Spatiotemporal-Aware Augmented Reality: Redefining HCI in Image-Guided Therapy

Suboptimal interaction with patient data and challenges in mastering 3D anatomy based on ill-posed 2D interventional images are essential concerns in image-guided therapies. Augmented reality (AR) has been introduced in the operating rooms in the last decade; however, in image-guided interventions, it has often only been considered as a visualization device improving traditional workflows. As a consequence, the technology is gaining minimum maturity that it requires to redefine new procedures, user interfaces, and interactions. The main contribution of this paper is to reveal how exemplary workflows are redefined by taking full advantage of head-mounted displays when entirely co-registered with the imaging system at all times. The proposed AR landscape is enabled by co-localizing the users and the imaging devices via the operating room environment and exploiting all involved frustums to move spatial information between different bodies. The awareness of the system from the geometric and physical characteristics of X-ray imaging allows the redefinition of different human-machine interfaces.

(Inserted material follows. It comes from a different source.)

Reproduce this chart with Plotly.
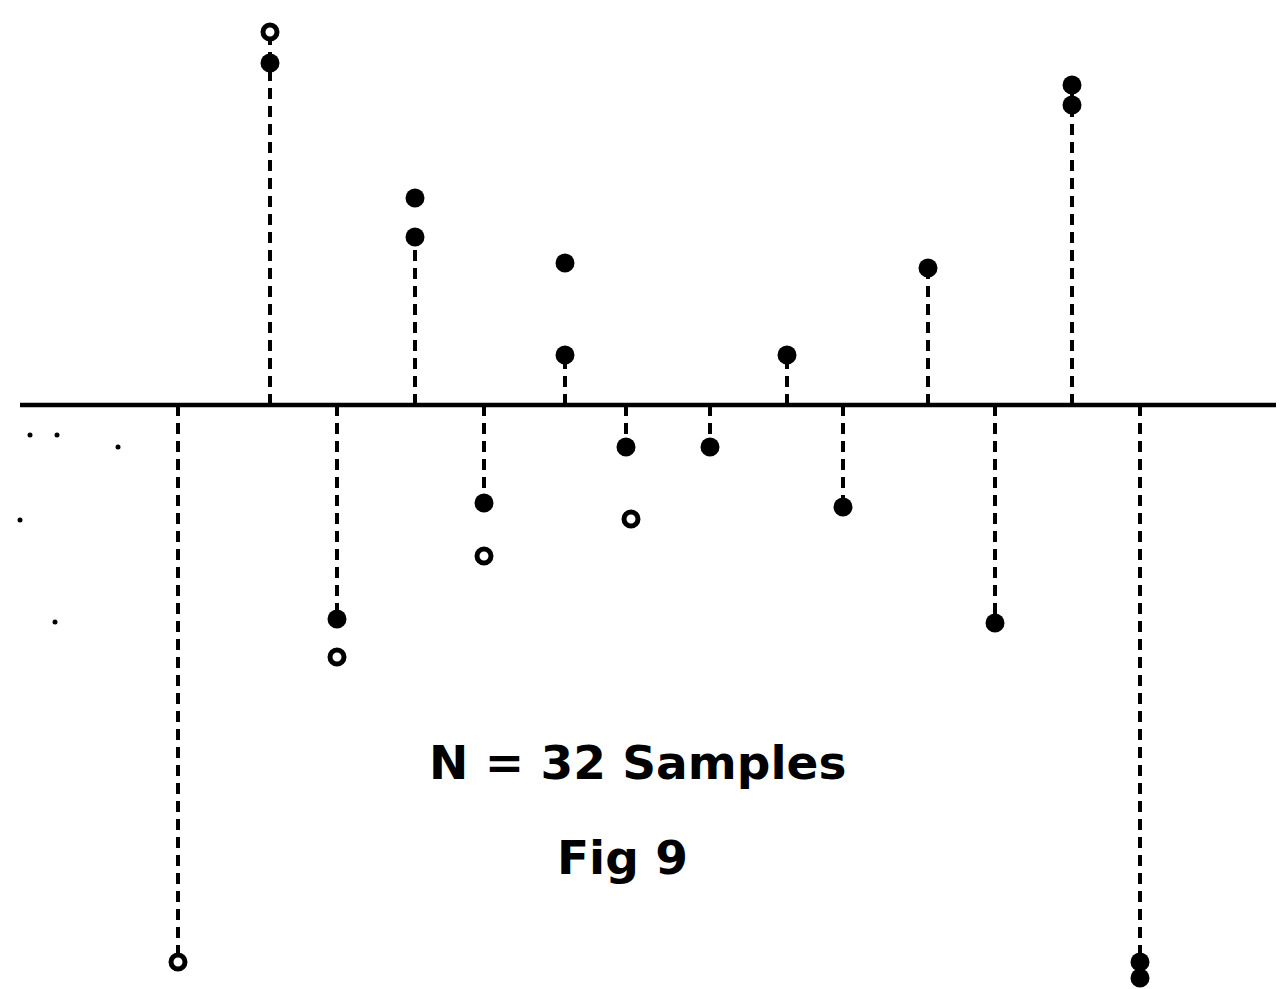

We demonstrate that this AR paradigm is generic, and can benefit a wide variety of procedures. Our system achieved an error of $4.76\pm2.91$ mm for placing K-wire in a fracture management procedure, and yielded errors of $1.57\pm1.16^\circ$ and $1.46\pm1.00^\circ$ in the abduction and anteversion angles, respectively, for total hip arthroplasty. We hope that our holistic approach towards improving the interface of surgery not only augments the surgeon's capabilities but also augments the surgical team's experience in carrying out an effective intervention with reduced complications and provide novel approaches of documenting procedures for training purposes.